Herbert and Lou Henry Hoover were experienced travelers when they embarked on their trip to Latin America in late November 1928. This was not the case for many of their fellow travelers. Lou Hoover felt that it was incumbent on her to bring everyone up to speed by distributing a three-page typed memorandum on the mission of the tour ‘Good will of Latin American republics’
The memo started with bullet points on how to attain this mission: 1. Expression of good will by the very fact of the trip itself which is a compliment; 2. By individual courtesy and tact of all Americans with the party; 3. By gaining individual prestige through the showing of a smart naval force. Lou then explains in detail how each member of the party serve to advance the mission. The Chief will carry the message first and foremost. The crew will take care of the Navy’s side of the matter. ‘Civilians of the party, however, have more power than they realize to affect by the impression they make for good or for ill.’
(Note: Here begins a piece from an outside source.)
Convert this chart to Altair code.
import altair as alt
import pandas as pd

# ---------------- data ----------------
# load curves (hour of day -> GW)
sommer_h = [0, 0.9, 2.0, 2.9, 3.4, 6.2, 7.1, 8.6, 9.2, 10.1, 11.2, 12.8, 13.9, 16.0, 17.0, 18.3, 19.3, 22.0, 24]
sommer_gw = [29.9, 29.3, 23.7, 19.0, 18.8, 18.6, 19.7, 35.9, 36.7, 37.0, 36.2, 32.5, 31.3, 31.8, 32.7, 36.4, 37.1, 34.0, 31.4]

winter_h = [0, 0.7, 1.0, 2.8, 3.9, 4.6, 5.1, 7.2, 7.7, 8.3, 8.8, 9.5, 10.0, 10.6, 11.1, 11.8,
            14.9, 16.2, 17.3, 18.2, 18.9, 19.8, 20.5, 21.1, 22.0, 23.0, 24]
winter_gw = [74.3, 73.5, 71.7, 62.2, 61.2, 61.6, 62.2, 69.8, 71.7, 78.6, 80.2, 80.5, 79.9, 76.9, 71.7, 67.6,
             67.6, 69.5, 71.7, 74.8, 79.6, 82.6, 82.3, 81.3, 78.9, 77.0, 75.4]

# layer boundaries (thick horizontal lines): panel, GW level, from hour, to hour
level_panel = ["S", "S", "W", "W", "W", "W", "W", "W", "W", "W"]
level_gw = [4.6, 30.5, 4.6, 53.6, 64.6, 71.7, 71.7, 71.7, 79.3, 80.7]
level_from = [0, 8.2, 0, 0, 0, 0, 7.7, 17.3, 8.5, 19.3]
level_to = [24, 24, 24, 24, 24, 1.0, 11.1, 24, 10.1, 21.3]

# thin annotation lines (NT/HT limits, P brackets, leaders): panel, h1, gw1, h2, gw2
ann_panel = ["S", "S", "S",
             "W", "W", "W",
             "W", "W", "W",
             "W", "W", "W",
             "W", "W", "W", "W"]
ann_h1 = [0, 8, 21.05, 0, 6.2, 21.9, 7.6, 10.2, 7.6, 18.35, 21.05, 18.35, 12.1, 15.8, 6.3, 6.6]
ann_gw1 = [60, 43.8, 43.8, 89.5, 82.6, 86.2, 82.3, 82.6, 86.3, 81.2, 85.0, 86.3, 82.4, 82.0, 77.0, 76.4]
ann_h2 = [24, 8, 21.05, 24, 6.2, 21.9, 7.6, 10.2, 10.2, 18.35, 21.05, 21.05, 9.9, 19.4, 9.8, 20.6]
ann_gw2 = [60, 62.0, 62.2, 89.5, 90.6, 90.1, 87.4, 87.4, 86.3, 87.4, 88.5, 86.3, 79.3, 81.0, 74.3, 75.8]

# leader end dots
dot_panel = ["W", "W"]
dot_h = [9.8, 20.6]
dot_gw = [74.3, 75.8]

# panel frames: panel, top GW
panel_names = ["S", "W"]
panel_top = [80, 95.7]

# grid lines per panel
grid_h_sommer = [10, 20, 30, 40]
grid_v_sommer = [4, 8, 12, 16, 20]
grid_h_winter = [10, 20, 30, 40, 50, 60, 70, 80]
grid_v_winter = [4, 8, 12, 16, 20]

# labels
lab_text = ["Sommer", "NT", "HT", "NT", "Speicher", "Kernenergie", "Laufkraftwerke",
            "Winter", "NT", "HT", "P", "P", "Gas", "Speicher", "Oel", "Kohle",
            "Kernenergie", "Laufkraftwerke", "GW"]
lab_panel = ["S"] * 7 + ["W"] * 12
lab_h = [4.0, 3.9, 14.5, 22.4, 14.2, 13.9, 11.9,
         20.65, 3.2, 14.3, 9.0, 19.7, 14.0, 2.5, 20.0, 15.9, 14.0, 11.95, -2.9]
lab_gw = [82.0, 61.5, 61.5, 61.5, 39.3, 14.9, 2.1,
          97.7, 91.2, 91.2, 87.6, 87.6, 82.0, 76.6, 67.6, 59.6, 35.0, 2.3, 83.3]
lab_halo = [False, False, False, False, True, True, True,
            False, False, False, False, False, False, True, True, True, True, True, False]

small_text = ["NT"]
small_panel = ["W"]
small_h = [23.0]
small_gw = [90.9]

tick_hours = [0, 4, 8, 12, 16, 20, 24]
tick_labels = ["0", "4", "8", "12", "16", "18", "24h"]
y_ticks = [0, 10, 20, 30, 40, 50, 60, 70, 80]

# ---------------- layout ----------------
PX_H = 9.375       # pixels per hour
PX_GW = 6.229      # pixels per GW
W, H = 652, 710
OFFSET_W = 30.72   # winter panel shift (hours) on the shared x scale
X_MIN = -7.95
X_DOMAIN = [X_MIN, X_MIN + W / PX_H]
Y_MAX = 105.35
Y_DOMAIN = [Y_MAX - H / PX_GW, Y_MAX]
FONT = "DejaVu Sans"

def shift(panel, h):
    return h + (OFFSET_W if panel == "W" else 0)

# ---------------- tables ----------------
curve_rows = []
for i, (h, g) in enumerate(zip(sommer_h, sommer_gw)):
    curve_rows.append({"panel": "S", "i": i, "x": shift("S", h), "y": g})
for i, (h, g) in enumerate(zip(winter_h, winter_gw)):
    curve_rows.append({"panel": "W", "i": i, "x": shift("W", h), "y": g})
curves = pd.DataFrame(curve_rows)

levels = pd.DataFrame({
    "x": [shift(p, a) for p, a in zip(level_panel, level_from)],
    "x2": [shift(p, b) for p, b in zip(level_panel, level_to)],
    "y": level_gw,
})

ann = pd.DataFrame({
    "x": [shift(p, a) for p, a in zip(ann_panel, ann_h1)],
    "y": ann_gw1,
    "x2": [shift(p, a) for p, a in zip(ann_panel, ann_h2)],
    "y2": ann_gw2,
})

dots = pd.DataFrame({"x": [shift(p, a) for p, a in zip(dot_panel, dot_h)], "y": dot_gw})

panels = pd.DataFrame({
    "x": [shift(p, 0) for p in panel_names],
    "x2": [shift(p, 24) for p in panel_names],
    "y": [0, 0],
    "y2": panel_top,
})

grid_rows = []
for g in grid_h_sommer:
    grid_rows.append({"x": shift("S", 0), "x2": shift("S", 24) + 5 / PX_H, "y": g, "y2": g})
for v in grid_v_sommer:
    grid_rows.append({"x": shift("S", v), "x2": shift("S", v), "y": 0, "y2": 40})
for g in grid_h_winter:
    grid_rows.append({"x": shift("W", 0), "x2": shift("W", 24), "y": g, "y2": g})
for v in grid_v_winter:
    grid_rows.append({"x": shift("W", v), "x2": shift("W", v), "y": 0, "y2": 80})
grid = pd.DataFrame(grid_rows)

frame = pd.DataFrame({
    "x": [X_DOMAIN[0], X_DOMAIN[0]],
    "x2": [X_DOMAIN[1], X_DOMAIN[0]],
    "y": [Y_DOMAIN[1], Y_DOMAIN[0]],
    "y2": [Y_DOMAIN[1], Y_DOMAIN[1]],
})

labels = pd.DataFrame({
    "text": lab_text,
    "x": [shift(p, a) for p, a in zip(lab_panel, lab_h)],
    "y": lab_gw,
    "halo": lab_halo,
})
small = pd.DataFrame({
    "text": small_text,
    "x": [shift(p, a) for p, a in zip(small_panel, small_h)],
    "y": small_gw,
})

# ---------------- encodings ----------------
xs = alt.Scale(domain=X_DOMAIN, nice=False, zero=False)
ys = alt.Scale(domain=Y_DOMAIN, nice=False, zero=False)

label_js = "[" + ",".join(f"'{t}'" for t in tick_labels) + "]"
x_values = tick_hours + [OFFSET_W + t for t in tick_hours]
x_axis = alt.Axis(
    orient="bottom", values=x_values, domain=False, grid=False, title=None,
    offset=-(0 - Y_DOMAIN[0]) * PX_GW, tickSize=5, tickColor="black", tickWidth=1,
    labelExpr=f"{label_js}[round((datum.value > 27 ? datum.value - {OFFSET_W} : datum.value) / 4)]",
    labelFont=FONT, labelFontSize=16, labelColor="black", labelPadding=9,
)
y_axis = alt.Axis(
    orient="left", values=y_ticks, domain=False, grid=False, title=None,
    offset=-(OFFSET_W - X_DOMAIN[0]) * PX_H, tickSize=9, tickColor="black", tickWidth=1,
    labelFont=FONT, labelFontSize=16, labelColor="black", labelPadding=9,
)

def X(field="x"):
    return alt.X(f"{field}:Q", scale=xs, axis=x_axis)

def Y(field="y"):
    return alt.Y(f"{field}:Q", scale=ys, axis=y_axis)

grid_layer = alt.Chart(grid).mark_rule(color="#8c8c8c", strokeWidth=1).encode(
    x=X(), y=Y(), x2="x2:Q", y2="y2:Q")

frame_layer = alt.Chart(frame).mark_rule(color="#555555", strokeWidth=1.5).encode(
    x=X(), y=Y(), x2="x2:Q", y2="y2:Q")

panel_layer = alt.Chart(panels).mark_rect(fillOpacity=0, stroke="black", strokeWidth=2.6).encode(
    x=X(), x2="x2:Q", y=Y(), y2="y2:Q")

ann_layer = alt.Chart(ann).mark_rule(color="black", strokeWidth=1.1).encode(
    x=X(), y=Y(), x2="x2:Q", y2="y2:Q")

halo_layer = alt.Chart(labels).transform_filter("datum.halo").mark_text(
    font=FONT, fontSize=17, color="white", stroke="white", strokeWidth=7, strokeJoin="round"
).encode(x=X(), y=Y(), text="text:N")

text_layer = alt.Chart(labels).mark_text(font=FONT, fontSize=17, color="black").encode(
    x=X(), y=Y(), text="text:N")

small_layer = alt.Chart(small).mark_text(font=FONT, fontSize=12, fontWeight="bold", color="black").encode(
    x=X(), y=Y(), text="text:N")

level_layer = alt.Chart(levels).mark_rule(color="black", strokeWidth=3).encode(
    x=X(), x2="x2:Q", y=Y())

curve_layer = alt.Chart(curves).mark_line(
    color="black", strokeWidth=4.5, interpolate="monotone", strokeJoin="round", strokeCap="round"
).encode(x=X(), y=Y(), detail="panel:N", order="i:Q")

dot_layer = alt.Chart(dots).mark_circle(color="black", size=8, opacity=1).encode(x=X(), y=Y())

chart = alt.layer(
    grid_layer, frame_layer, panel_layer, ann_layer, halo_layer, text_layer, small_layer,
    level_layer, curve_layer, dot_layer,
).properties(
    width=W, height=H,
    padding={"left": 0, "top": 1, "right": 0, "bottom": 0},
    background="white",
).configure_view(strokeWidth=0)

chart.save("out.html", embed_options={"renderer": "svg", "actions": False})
This was followed by general rules for dealing with the Latin American psyche. 1. Forget your reticence when handing out compliments. 2. Leave out of your conversation any suggestion of the relative importance of the U.S. in relation to the country we’re visiting. 3. If you carry into these countries any ‘n*****-white man’ attitude of superiority, for God’s sake forget it. 4. Down here refer to yourself as ‘North American.’ These people are also Americans and proud of it. 5. Remember that it is better to offer a clumsy, awkward or obviously untrue compliment, than no compliment at all.
Thus informed, the Hoovers and their traveling companions embarked on a six-week, eleven-country tour of Latin America. One can only hope that the general outlines of this memo were heeded, and that no one in the party left the impression of the ugly American traveler.